Current Use of Bonus / Incentives
According to BLR’s recently published 2017–2018 Pay Budget and Variable Pay Survey, incentive / bonus practices in 2017 and projected for 2018 appear as follows:
- On average, 50.4% of organizations paid bonuses to their exempt employees in 2017, down from 54.3% last year. 18.4%, up from 15.7% last year, offered amounts of 5% or less. 31.2% awarded amounts greater than 5%.
- On average, 31.5% of those surveyed awarded bonuses to their hourly workers, down from 37.9% last year. 21.6% offered 5% or less. 9.9% awarded amounts above 5%.
- On average, 30.8% gave their senior management team members bonuses above 10% of base pay, down from 37.2% of organizations last year. 21.2% awarded the remainder of their management team members at that level, down from 24.5% of organizations last year. 8.6% rewarded their non-management exempt employees with bonuses at the same level, down from 10.6% of organizations last year.
- Only 3.4% awarded their hourly office employees bonuses above 10%. 2.4% of survey participants who answered the question awarded their hourly nonoffice employees bonuses above 10% of their base pay.
- 40.4% paid bonuses in addition to salary increases, up from 38.9% of organizations last year. In 2017, 21.0%, down from 24.5% last year, awarded some of both, depending on employee pay type.

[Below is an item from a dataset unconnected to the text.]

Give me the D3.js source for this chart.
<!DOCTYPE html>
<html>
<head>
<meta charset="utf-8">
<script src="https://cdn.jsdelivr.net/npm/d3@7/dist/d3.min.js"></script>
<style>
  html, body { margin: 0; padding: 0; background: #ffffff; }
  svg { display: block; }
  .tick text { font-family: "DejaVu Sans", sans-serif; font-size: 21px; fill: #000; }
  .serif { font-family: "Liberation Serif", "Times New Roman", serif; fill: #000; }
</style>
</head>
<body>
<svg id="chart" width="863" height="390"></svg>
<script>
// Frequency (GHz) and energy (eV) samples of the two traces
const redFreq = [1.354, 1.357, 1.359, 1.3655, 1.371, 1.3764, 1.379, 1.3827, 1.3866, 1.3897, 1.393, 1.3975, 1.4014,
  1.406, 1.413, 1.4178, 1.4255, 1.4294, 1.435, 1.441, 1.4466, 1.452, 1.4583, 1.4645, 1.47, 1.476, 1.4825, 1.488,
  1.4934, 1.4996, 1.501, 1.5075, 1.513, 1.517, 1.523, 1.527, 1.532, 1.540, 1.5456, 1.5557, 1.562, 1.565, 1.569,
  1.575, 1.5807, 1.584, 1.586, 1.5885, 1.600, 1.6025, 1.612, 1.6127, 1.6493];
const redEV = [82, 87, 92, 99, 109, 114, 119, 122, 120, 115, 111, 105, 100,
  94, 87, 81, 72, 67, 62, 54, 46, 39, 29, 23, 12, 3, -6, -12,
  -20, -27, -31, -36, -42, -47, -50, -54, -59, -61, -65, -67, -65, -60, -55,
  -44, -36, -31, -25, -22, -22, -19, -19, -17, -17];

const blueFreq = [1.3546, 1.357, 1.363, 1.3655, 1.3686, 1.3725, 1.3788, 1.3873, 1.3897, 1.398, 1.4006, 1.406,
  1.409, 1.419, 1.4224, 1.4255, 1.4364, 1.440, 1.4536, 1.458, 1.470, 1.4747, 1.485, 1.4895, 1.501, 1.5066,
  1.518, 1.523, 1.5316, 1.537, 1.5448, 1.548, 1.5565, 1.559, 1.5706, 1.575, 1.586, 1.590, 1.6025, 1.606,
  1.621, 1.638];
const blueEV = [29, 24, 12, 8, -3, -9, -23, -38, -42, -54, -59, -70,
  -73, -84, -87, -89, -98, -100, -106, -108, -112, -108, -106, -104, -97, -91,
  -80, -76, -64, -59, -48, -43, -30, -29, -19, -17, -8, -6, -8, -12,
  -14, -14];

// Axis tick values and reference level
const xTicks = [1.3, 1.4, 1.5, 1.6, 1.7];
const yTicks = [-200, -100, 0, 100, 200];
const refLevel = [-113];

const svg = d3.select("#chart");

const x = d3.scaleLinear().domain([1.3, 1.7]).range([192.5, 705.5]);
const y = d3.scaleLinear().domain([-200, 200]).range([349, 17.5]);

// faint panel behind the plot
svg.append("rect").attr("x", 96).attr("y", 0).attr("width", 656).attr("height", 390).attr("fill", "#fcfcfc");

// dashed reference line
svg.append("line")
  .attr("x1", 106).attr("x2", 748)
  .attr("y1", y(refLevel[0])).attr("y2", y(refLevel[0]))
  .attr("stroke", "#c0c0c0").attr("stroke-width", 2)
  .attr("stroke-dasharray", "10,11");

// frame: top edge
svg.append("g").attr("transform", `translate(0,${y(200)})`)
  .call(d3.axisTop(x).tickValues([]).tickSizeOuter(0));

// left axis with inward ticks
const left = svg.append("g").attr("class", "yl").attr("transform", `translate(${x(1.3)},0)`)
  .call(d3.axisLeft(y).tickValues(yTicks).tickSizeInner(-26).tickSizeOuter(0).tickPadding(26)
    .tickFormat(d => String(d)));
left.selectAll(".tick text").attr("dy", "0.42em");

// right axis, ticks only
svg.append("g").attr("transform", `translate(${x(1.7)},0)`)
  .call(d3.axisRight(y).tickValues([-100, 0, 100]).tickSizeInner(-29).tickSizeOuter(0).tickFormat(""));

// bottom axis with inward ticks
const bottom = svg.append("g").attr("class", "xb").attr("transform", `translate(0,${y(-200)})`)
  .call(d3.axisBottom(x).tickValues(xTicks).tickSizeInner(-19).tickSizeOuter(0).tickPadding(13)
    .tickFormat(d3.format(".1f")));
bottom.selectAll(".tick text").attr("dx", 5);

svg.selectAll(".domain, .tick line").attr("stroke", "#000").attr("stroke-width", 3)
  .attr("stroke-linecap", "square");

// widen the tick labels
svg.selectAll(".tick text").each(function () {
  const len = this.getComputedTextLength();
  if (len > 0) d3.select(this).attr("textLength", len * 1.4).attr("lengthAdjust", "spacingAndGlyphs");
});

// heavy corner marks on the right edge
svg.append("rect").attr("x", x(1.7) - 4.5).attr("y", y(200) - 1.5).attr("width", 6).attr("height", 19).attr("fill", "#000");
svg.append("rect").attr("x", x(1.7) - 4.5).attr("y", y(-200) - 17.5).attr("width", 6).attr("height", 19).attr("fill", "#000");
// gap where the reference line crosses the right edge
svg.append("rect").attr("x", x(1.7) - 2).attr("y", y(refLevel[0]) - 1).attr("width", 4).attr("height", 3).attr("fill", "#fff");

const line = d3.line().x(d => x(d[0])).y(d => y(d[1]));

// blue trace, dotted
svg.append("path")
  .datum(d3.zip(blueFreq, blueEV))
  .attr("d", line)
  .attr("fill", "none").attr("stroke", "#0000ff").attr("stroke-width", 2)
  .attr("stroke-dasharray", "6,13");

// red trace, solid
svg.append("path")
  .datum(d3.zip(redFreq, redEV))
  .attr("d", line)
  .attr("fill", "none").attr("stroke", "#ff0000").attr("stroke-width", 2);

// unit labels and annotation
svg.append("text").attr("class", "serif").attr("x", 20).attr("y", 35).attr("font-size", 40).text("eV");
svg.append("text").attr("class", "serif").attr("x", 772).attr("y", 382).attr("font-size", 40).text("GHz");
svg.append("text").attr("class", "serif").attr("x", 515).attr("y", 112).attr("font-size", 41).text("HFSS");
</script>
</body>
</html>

- Though the majority (56.9%) isn’t providing them in 2017, lump sum payments are an option for some employers. 13.1% offer up to 5% of base pay. Another 3% offer from 5.01% to 10% on average across all employee groups.
Projected for 2018:
- A little over one-third (34%) of survey participants provided information regarding their plans for bonuses in 2018. Of those who did, on average across all employee types, 8% plan to offer bonuses of up to 2.5% of base pay. Another 9.8% plan to offer 2.51% to 5%. Another 6.9% plan bonus amounts in 2018 of 5.01% to 10%. Bonus amounts of 10.01% to 25% are planned for an average of 10.1% of the survey participants who answered this question.
- Senior management will receive bonuses of 10.01% to 30% of base pay at 19.5% of organizations. 9.2% will receive bonuses of 30% or more.

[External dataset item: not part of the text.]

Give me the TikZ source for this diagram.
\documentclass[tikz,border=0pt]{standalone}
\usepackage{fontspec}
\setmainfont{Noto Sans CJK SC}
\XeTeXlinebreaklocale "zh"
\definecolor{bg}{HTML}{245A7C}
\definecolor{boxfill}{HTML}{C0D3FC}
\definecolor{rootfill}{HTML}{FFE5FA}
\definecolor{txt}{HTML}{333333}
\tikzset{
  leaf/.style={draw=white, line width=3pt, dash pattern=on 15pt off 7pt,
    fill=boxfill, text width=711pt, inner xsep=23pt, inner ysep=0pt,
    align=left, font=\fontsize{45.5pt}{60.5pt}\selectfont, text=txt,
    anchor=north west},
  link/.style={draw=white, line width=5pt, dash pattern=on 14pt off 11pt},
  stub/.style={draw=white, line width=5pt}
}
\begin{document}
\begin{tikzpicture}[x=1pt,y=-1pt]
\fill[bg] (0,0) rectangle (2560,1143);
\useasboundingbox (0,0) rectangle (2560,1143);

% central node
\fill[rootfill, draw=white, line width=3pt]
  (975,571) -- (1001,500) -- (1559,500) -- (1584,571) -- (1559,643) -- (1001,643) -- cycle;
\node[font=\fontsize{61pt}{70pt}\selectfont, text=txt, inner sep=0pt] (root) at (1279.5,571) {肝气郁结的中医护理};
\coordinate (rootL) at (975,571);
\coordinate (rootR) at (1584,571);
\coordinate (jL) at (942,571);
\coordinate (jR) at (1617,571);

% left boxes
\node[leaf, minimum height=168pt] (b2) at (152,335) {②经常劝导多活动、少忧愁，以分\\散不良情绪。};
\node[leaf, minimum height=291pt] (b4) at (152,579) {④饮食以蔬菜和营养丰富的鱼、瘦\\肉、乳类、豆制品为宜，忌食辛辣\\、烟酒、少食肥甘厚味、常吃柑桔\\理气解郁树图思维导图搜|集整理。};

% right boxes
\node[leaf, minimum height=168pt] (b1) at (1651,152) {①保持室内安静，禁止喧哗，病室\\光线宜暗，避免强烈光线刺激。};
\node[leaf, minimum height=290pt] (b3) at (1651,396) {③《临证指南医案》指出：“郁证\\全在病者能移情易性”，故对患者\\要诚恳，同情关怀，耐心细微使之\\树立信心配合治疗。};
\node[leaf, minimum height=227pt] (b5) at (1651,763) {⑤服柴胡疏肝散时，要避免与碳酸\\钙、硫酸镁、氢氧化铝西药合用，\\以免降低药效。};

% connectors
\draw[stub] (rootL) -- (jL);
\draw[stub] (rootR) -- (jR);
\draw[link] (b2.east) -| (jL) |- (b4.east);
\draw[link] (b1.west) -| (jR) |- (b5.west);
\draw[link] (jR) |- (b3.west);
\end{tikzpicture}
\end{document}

- Though 5.5% plan to award bonuses in lieu of pay increases, 36% will award bonuses in addition to salary increases. 23.5% plan some of both, depending on employee type.
- Although 81% have no plans to offer them in 2018, lump sum payments are on tap for some employers. 12.3% plan to offer up to 5% of base pay. 1.9% plan to offer from 5.01% to 10% on average across all employee groups.
Incentive / Bonus Budgeting for 2018
Regardless of how an organization decides to design its incentive / bonus program, there remains the question of how to budget and account for this variable salary expense. For not-for-profits, the issue is clearer in that in order to retain nonprofit status in the eyes of the IRS these organizations are required to pre-budget the maximum potential payout.
However, there is still the issue of accounting for this expense. From Accounting Tools, we find the following general recommendations:
- Historical-basis bonus. If a bonus is essentially a roll-forward of the organization’s performance from the preceding period into the budget period, the recipient of the bonus plan presumably only has to copy existing performance to achieve the bonus. In this case, the payment is probable, so you should budget for the bonus expense.
- Attainable bonus. If the bonus is based on an improvement in the organization’s present performance, you should base the decision to record the bonus on a qualitative estimate of how difficult it will be to attain the bonus. If it is more likely than not that the recipient of the bonus plan will be paid the bonus, then you should budget for the bonus expense.
- Theoretically attainable bonus. If the bonus is only paid if one or more extremely difficult targets are met, then do not budget for the bonus expense. In these cases, the bonus is based on the achievement of targets that may only be theoretically possible, such as running a production facility at 100% of its capacity. Given the low probability of success, there is no reason to budget for the bonus expense.
Astron Solutions’ Perspective
Astron Solutions finds that our client organizations are focusing more on how to enhance employee engagement through their total rewards programs, rather than specific compensation plan elements. Most clients now find that traditional “merit” and / or “pay for performance” programs are inadequate in reinforcing the behaviors expected of employees, in terms of both employee engagement and meeting strategic objectives. Client organizations now look to variable compensation programs as a more effective answer.